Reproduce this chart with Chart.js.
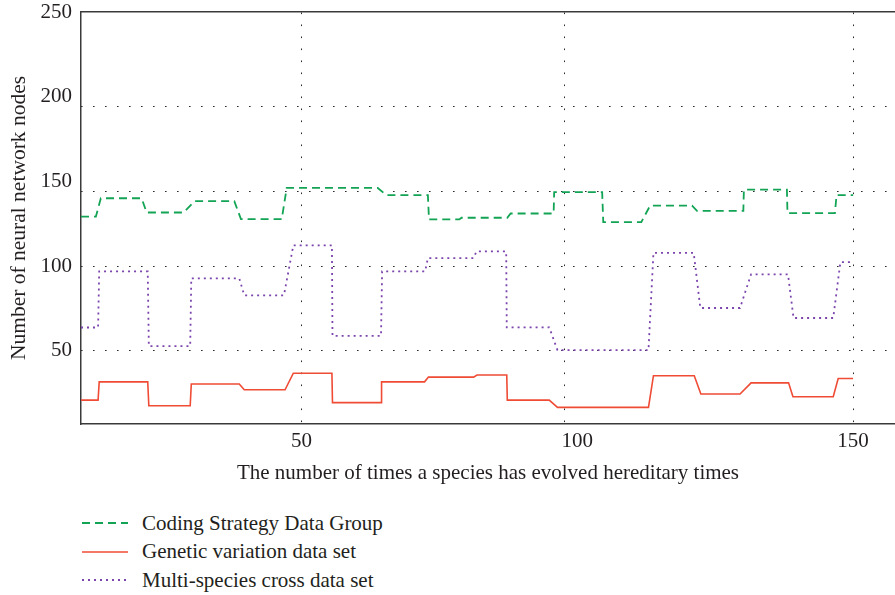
<!DOCTYPE html>
<html>
<head>
<meta charset="utf-8">
<script src="https://cdn.jsdelivr.net/npm/chart.js@4.4.0/dist/chart.umd.min.js"></script>
<style>
  body { margin: 0; background: #fff; }
  #wrap { position: relative; width: 895px; height: 595px; }
  #chartBox { position: absolute; left: 0; top: 0; width: 895px; height: 490px; }
  #legend { position: absolute; left: 82px; top: 509px; font-family: "Liberation Serif", "Times New Roman", serif; font-size: 21px; color: #231f20; }
  .item { display: flex; align-items: center; height: 28.5px; white-space: nowrap; }
  .item svg { margin-right: 14px; }
</style>
</head>
<body>
<div id="wrap">
  <div id="chartBox"><canvas id="chart"></canvas></div>
  <div id="legend"></div>
</div>
<script>
// x positions where each series changes, and the value at each of them
const codingX = [10, 12.7, 13.6, 21.0, 21.9, 28.6, 30.6, 37.8, 39.0, 46.4, 47.3, 63.8, 65.4, 72.9, 73.1, 78.6, 79.0, 87.3, 87.9, 95.7, 95.8, 104.5, 104.7, 111.6, 113.2, 120.8, 121.7, 130.1, 130.2, 138.0, 138.1, 146.7, 147.0, 150];
const codingY = [129.2, 129.2, 140, 140, 131.6, 131.6, 138.3, 138.3, 127.7, 127.7, 146.1, 146.1, 141.8, 141.8, 127.5, 127.5, 128.5, 128.5, 131, 131, 143.6, 143.6, 125.9, 125.9, 135.7, 135.7, 132.6, 132.6, 145.1, 145.1, 131.2, 131.2, 141.8, 141.8];

const geneticX = [10, 13.1, 13.3, 22.1, 22.3, 29.8, 30.0, 38.7, 39.6, 47.0, 48.5, 55.5, 55.6, 64.4, 64.5, 72.3, 73.0, 81.2, 81.8, 87.2, 87.3, 94.9, 96.4, 112.9, 113.8, 121.2, 122.4, 129.5, 131.5, 138.3, 139.1, 146.4, 147.3, 150];
const geneticY = [20.8, 20.8, 31.6, 31.6, 17.5, 17.5, 30.3, 30.3, 26.9, 26.9, 36.7, 36.7, 19.3, 19.3, 31.6, 31.6, 34.4, 34.4, 35.6, 35.6, 20.8, 20.8, 16.5, 16.5, 35.2, 35.2, 24.4, 24.4, 31, 31, 22.8, 22.8, 33.6, 33.6];

const multiX = [10, 13.1, 13.3, 22.1, 22.3, 29.8, 30.0, 38.7, 39.6, 46.8, 48.5, 55.5, 55.6, 64.4, 64.6, 72.4, 72.9, 81.2, 81.7, 87.1, 87.2, 94.9, 96.4, 112.9, 113.8, 121.1, 122.3, 129.5, 131.5, 138.2, 139.2, 146.4, 147.7, 149.8];
const multiY = [63.7, 63.7, 96.8, 96.8, 52.7, 52.7, 92.7, 92.7, 82.7, 82.7, 112.2, 112.2, 58.7, 58.7, 96.8, 96.8, 104.7, 104.7, 108.6, 108.6, 63.8, 63.8, 50.3, 50.3, 107.8, 107.8, 75.2, 75.2, 95.1, 95.1, 69.3, 69.3, 102.3, 102.3];

const xTicks = [50, 100, 150];
const yTicks = [50, 100, 150, 200, 250];
// the dotted grid in the picture does not sit on the labels
const xGridAt = [50, 97.6, 150];
const yGridAt = [50, 100, 144, 194];

const FONT = '"Liberation Serif", "Times New Roman", serif';
const INK = '#231f20';
Chart.defaults.font.family = FONT;
Chart.defaults.color = INK;

const toPoints = (xs, ys) => xs.map((x, i) => ({ x: x, y: ys[i] }));

const series = [
    { label: 'Coding Strategy Data Group', xs: codingX, ys: codingY, color: '#12a454', dash: [8, 5], width: 1.8 },
    { label: 'Genetic variation data set', xs: geneticX, ys: geneticY, color: '#ef4b35', dash: [], width: 1.6 },
    { label: 'Multi-species cross data set', xs: multiX, ys: multiY, color: '#7b45ad', dash: [2, 4], width: 1.8 }
];

const setTicks = values => scale => { scale.ticks = values.map(v => ({ value: v })); };
// fixed box sizes, and no extra room for labels that hang over the ends
const fixSize = (w, h) => scale => {
    if (w !== null) scale.width = w;
    if (h !== null) scale.height = h;
    scale.paddingTop = 0; scale.paddingBottom = 0;
    scale.paddingLeft = 0; scale.paddingRight = 0;
};
const axisBorder = { display: true, color: '#3a3a3a', width: 1.5 };
const dots = [1.6, 10.4];

new Chart(document.getElementById('chart'), {
    type: 'line',
    data: {
        datasets: series.map(s => ({
            label: s.label,
            data: toPoints(s.xs, s.ys),
            borderColor: s.color,
            borderDash: s.dash,
            borderWidth: s.width,
            pointRadius: 0,
            tension: 0,
            fill: false,
            xAxisID: 'x',
            yAxisID: 'y'
        }))
    },
    options: {
        responsive: true,
        maintainAspectRatio: false,
        animation: false,
        layout: { padding: 0 },
        plugins: { legend: { display: false }, tooltip: { enabled: false } },
        scales: {
            x: {
                type: 'linear', position: 'bottom', min: 10, max: 157.6,
                grid: { display: false, drawTicks: false },
                border: axisBorder,
                ticks: { font: { size: 21 }, padding: 5, maxRotation: 0 },
                afterBuildTicks: setTicks(xTicks),
                afterFit: fixSize(null, 66),
                title: {
                    display: true,
                    text: 'The number of times a species has evolved hereditary times',
                    font: { size: 21 },
                    padding: { top: 0, bottom: 4 }
                }
            },
            xGrid: {
                type: 'linear', position: 'top', min: 10, max: 157.6,
                ticks: { display: false },
                grid: { color: '#2a2a2a', lineWidth: 1, drawTicks: false },
                border: { display: true, color: '#3a3a3a', width: 1.5, dash: dots },
                afterBuildTicks: setTicks(xGridAt),
                afterFit: fixSize(null, 12)
            },
            y: {
                type: 'linear', position: 'left', min: 6.7, max: 250,
                grid: { display: false, drawTicks: false },
                border: axisBorder,
                ticks: { font: { size: 21 }, padding: 9 },
                afterBuildTicks: setTicks(yTicks),
                afterFit: fixSize(81, null),
                title: {
                    display: true,
                    text: 'Number of neural network nodes',
                    font: { size: 21.5 },
                    padding: { top: 6, bottom: 0 }
                }
            },
            yGrid: {
                type: 'linear', position: 'right', min: 6.7, max: 250,
                ticks: { display: false },
                grid: { color: '#2a2a2a', lineWidth: 1, drawTicks: false },
                border: { display: false, dash: dots },
                afterBuildTicks: setTicks(yGridAt),
                afterFit: fixSize(0, null)
            }
        }
    }
});

// legend under the chart, one row per series
const legend = document.getElementById('legend');
series.forEach(s => {
    const row = document.createElement('div');
    row.className = 'item';
    row.innerHTML = `<svg width="46" height="4"><line x1="0" y1="2" x2="46" y2="2" stroke="${s.color}" stroke-width="${s.width}" stroke-dasharray="${s.dash.join(' ') || 'none'}"/></svg><span>${s.label}</span>`;
    legend.appendChild(row);
});
</script>
</body>
</html>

● ● ●

◆ **Job**: Repeat the data in full and exactly. Omit pictures.

◆ **Reply to the exercise**:
Reproduce this chart with Chart.js.
<!DOCTYPE html>
<html>
<head>
<meta charset="utf-8">
<script src="https://cdn.jsdelivr.net/npm/chart.js@4.4.0/dist/chart.umd.min.js"></script>
<style>
  body { margin: 0; background: #fff; }
  #wrap { position: relative; width: 895px; height: 595px; }
  #chartBox { position: absolute; left: 0; top: 0; width: 895px; height: 490px; }
  #legend { position: absolute; left: 82px; top: 509px; font-family: "Liberation Serif", "Times New Roman", serif; font-size: 21px; color: #231f20; }
  .item { display: flex; align-items: center; height: 28.5px; white-space: nowrap; }
  .item svg { margin-right: 14px; }
</style>
</head>
<body>
<div id="wrap">
  <div id="chartBox"><canvas id="chart"></canvas></div>
  <div id="legend"></div>
</div>
<script>
// x positions where each series changes, and the value at each of them
const codingX = [10, 12.7, 13.6, 21.0, 21.9, 28.6, 30.6, 37.8, 39.0, 46.4, 47.3, 63.8, 65.4, 72.9, 73.1, 78.6, 79.0, 87.3, 87.9, 95.7, 95.8, 104.5, 104.7, 111.6, 113.2, 120.8, 121.7, 130.1, 130.2, 138.0, 138.1, 146.7, 147.0, 150];
const codingY = [129.2, 129.2, 140, 140, 131.6, 131.6, 138.3, 138.3, 127.7, 127.7, 146.1, 146.1, 141.8, 141.8, 127.5, 127.5, 128.5, 128.5, 131, 131, 143.6, 143.6, 125.9, 125.9, 135.7, 135.7, 132.6, 132.6, 145.1, 145.1, 131.2, 131.2, 141.8, 141.8];

const geneticX = [10, 13.1, 13.3, 22.1, 22.3, 29.8, 30.0, 38.7, 39.6, 47.0, 48.5, 55.5, 55.6, 64.4, 64.5, 72.3, 73.0, 81.2, 81.8, 87.2, 87.3, 94.9, 96.4, 112.9, 113.8, 121.2, 122.4, 129.5, 131.5, 138.3, 139.1, 146.4, 147.3, 150];
const geneticY = [20.8, 20.8, 31.6, 31.6, 17.5, 17.5, 30.3, 30.3, 26.9, 26.9, 36.7, 36.7, 19.3, 19.3, 31.6, 31.6, 34.4, 34.4, 35.6, 35.6, 20.8, 20.8, 16.5, 16.5, 35.2, 35.2, 24.4, 24.4, 31, 31, 22.8, 22.8, 33.6, 33.6];

const multiX = [10, 13.1, 13.3, 22.1, 22.3, 29.8, 30.0, 38.7, 39.6, 46.8, 48.5, 55.5, 55.6, 64.4, 64.6, 72.4, 72.9, 81.2, 81.7, 87.1, 87.2, 94.9, 96.4, 112.9, 113.8, 121.1, 122.3, 129.5, 131.5, 138.2, 139.2, 146.4, 147.7, 149.8];
const multiY = [63.7, 63.7, 96.8, 96.8, 52.7, 52.7, 92.7, 92.7, 82.7, 82.7, 112.2, 112.2, 58.7, 58.7, 96.8, 96.8, 104.7, 104.7, 108.6, 108.6, 63.8, 63.8, 50.3, 50.3, 107.8, 107.8, 75.2, 75.2, 95.1, 95.1, 69.3, 69.3, 102.3, 102.3];

const xTicks = [50, 100, 150];
const yTicks = [50, 100, 150, 200, 250];
// the dotted grid in the picture does not sit on the labels
const xGridAt = [50, 97.6, 150];
const yGridAt = [50, 100, 144, 194];

const FONT = '"Liberation Serif", "Times New Roman", serif';
const INK = '#231f20';
Chart.defaults.font.family = FONT;
Chart.defaults.color = INK;

const toPoints = (xs, ys) => xs.map((x, i) => ({ x: x, y: ys[i] }));

const series = [
    { label: 'Coding Strategy Data Group', xs: codingX, ys: codingY, color: '#12a454', dash: [8, 5], width: 1.8 },
    { label: 'Genetic variation data set', xs: geneticX, ys: geneticY, color: '#ef4b35', dash: [], width: 1.6 },
    { label: 'Multi-species cross data set', xs: multiX, ys: multiY, color: '#7b45ad', dash: [2, 4], width: 1.8 }
];

const setTicks = values => scale => { scale.ticks = values.map(v => ({ value: v })); };
// fixed box sizes, and no extra room for labels that hang over the ends
const fixSize = (w, h) => scale => {
    if (w !== null) scale.width = w;
    if (h !== null) scale.height = h;
    scale.paddingTop = 0; scale.paddingBottom = 0;
    scale.paddingLeft = 0; scale.paddingRight = 0;
};
const axisBorder = { display: true, color: '#3a3a3a', width: 1.5 };
const dots = [1.6, 10.4];

new Chart(document.getElementById('chart'), {
    type: 'line',
    data: {
        datasets: series.map(s => ({
            label: s.label,
            data: toPoints(s.xs, s.ys),
            borderColor: s.color,
            borderDash: s.dash,
            borderWidth: s.width,
            pointRadius: 0,
            tension: 0,
            fill: false,
            xAxisID: 'x',
            yAxisID: 'y'
        }))
    },
    options: {
        responsive: true,
        maintainAspectRatio: false,
        animation: false,
        layout: { padding: 0 },
        plugins: { legend: { display: false }, tooltip: { enabled: false } },
        scales: {
            x: {
                type: 'linear', position: 'bottom', min: 10, max: 157.6,
                grid: { display: false, drawTicks: false },
                border: axisBorder,
                ticks: { font: { size: 21 }, padding: 5, maxRotation: 0 },
                afterBuildTicks: setTicks(xTicks),
                afterFit: fixSize(null, 66),
                title: {
                    display: true,
                    text: 'The number of times a species has evolved hereditary times',
                    font: { size: 21 },
                    padding: { top: 0, bottom: 4 }
                }
            },
            xGrid: {
                type: 'linear', position: 'top', min: 10, max: 157.6,
                ticks: { display: false },
                grid: { color: '#2a2a2a', lineWidth: 1, drawTicks: false },
                border: { display: true, color: '#3a3a3a', width: 1.5, dash: dots },
                afterBuildTicks: setTicks(xGridAt),
                afterFit: fixSize(null, 12)
            },
            y: {
                type: 'linear', position: 'left', min: 6.7, max: 250,
                grid: { display: false, drawTicks: false },
                border: axisBorder,
                ticks: { font: { size: 21 }, padding: 9 },
                afterBuildTicks: setTicks(yTicks),
                afterFit: fixSize(81, null),
                title: {
                    display: true,
                    text: 'Number of neural network nodes',
                    font: { size: 21.5 },
                    padding: { top: 6, bottom: 0 }
                }
            },
            yGrid: {
                type: 'linear', position: 'right', min: 6.7, max: 250,
                ticks: { display: false },
                grid: { color: '#2a2a2a', lineWidth: 1, drawTicks: false },
                border: { display: false, dash: dots },
                afterBuildTicks: setTicks(yGridAt),
                afterFit: fixSize(0, null)
            }
        }
    }
});

// legend under the chart, one row per series
const legend = document.getElementById('legend');
series.forEach(s => {
    const row = document.createElement('div');
    row.className = 'item';
    row.innerHTML = `<svg width="46" height="4"><line x1="0" y1="2" x2="46" y2="2" stroke="${s.color}" stroke-width="${s.width}" stroke-dasharray="${s.dash.join(' ') || 'none'}"/></svg><span>${s.label}</span>`;
    legend.appendChild(row);
});
</script>
</body>
</html>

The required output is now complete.